▶ _EXERCISE MATERIAL_
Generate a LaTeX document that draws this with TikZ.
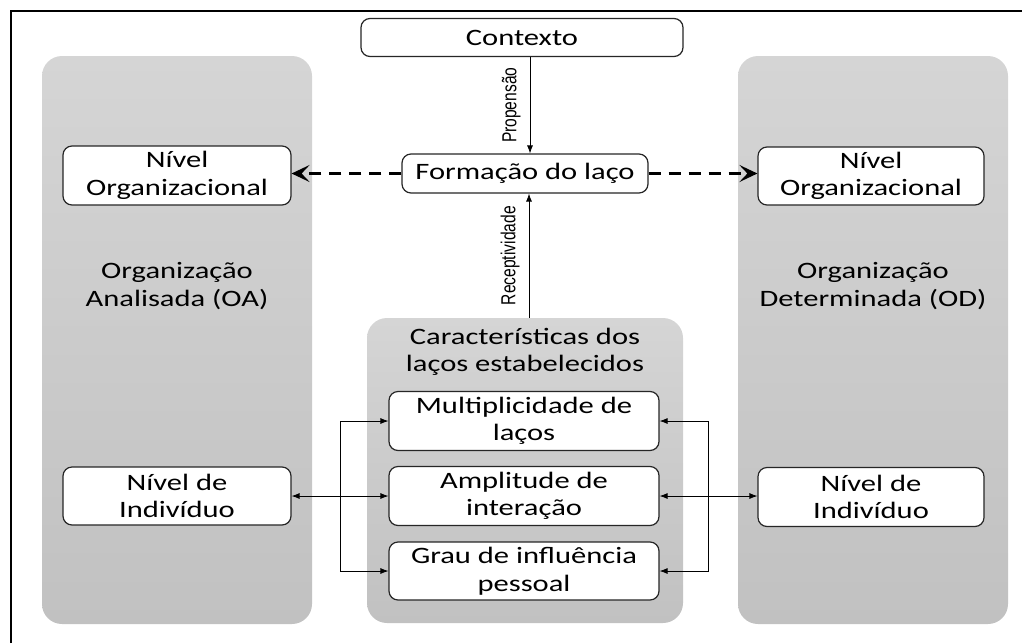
\documentclass[tikz,border=0pt]{standalone}
\usepackage{fontspec}
\usepackage{graphicx}
\setmainfont{Carlito}[FakeStretch=1.3]
\newfontfamily\labelfont{Liberation Sans}
\usetikzlibrary{arrows.meta}

\definecolor{panelTop}{RGB}{213,213,213}
\definecolor{panelBot}{RGB}{193,193,193}

\tikzset{
  box/.style={draw=black!85, line width=1.2pt, fill=white, rounded corners=9pt, align=center, inner sep=0pt},
  panel/.style={rounded corners=20pt, top color=panelTop, bottom color=panelBot, draw=none},
  paneltext/.style={align=center},
  link/.style={line width=0.8pt, -{Latex[length=8pt,width=6pt]}},
  dasharrow/.style={line width=3pt, dash pattern=on 12pt off 8pt, -{Stealth[length=18pt,width=17pt,inset=8pt]}},
  vlabel/.style={rotate=90, anchor=south, inner sep=9pt, font=\labelfont\fontsize{15.6}{18}\selectfont}
}

\begin{document}
\begin{tikzpicture}[x=1pt, y=-1pt, font=\fontsize{23.5}{27.5}\selectfont]
\useasboundingbox (0,0) rectangle (1022,643);
\draw[line width=1.5pt] (11,643) -- (11,11) -- (1022,11);

% the three grey panels
\node[panel, minimum width=270pt, minimum height=568pt] (oa) at (177,340) {};
\node[panel, minimum width=270pt, minimum height=568pt] (od) at (873,340) {};
\node[panel, minimum width=316pt, minimum height=305pt] (caract) at (525,470.5) {};
\node[paneltext] (oatext) at (177,286) {Organização\\Analisada (OA)};
\node[paneltext] (odtext) at (873,286) {Organização\\Determinada (OD)};
\node[paneltext] (caracttext) at (525,352) {Características dos\\laços estabelecidos};

% boxes
\node[box, minimum width=322pt, minimum height=38pt] (ctx) at (522,37.5) {Contexto};
\node[box, minimum width=246pt, minimum height=39pt] (form) at (525,173.5) {Formação do laço};
\node[box, minimum width=228pt, minimum height=59pt] (orgA) at (177,175.5) {Nível\\Organizacional};
\node[box, minimum width=226pt, minimum height=58pt] (orgD) at (871,176) {Nível\\Organizacional};
\node[box, minimum width=228pt, minimum height=58pt] (indA) at (177,496) {Nível de\\Indivíduo};
\node[box, minimum width=226pt, minimum height=59pt] (indD) at (871,497) {Nível de\\Indivíduo};
\node[box, minimum width=270pt, minimum height=59pt] (multi) at (524,421) {Multiplicidade de\\laços};
\node[box, minimum width=270pt, minimum height=59pt] (ampl) at (524,496) {Amplitude de\\interação};
\node[box, minimum width=270pt, minimum height=58pt] (grau) at (524,571) {Grau de influência\\pessoal};

% connectors
\draw[link] ([xshift=8pt]ctx.south) to node[vlabel] {\scalebox{1}[1.3]{Propensão}} ([xshift=5pt]form.north);
\draw[link] ([xshift=4pt]caract.north) to node[vlabel] {\scalebox{1}[1.3]{Receptividade}} ([xshift=4pt]form.south);
\draw[dasharrow] (form.west) -- (form.west -| orgA.east);
\draw[dasharrow] (form.east) -- (form.east -| orgD.west);

\coordinate (jA) at (340,496);
\coordinate (jD) at (708,496);
\draw[link, {Latex[length=8pt,width=6pt]}-{Latex[length=8pt,width=6pt]}] (indA) -- (ampl);
\draw[link] (jA) |- (multi.west);
\draw[link] (jA) |- (grau.west);
\draw[link, {Latex[length=8pt,width=6pt]}-{Latex[length=8pt,width=6pt]}] (ampl.east) -- (ampl.east -| indD.west);
\draw[link] (jD) |- (multi.east);
\draw[link] (jD) |- (grau.east);
\end{tikzpicture}
\end{document}
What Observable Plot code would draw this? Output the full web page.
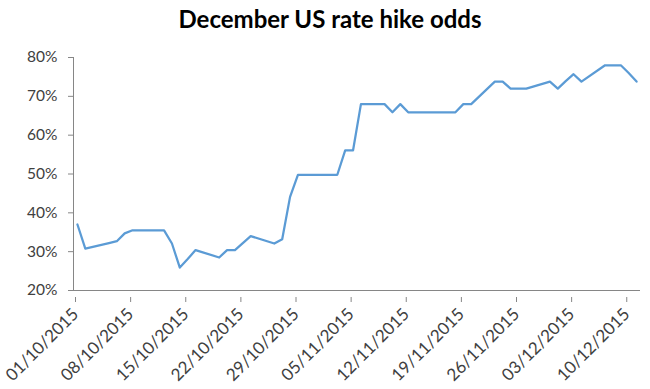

▶ _WORK REQUIRED_
Which lines contain the word "this"? Return each of them.

▶ _CORRECT RESPONSE_
Generate a LaTeX document that draws this with TikZ.
What Observable Plot code would draw this? Output the full web page.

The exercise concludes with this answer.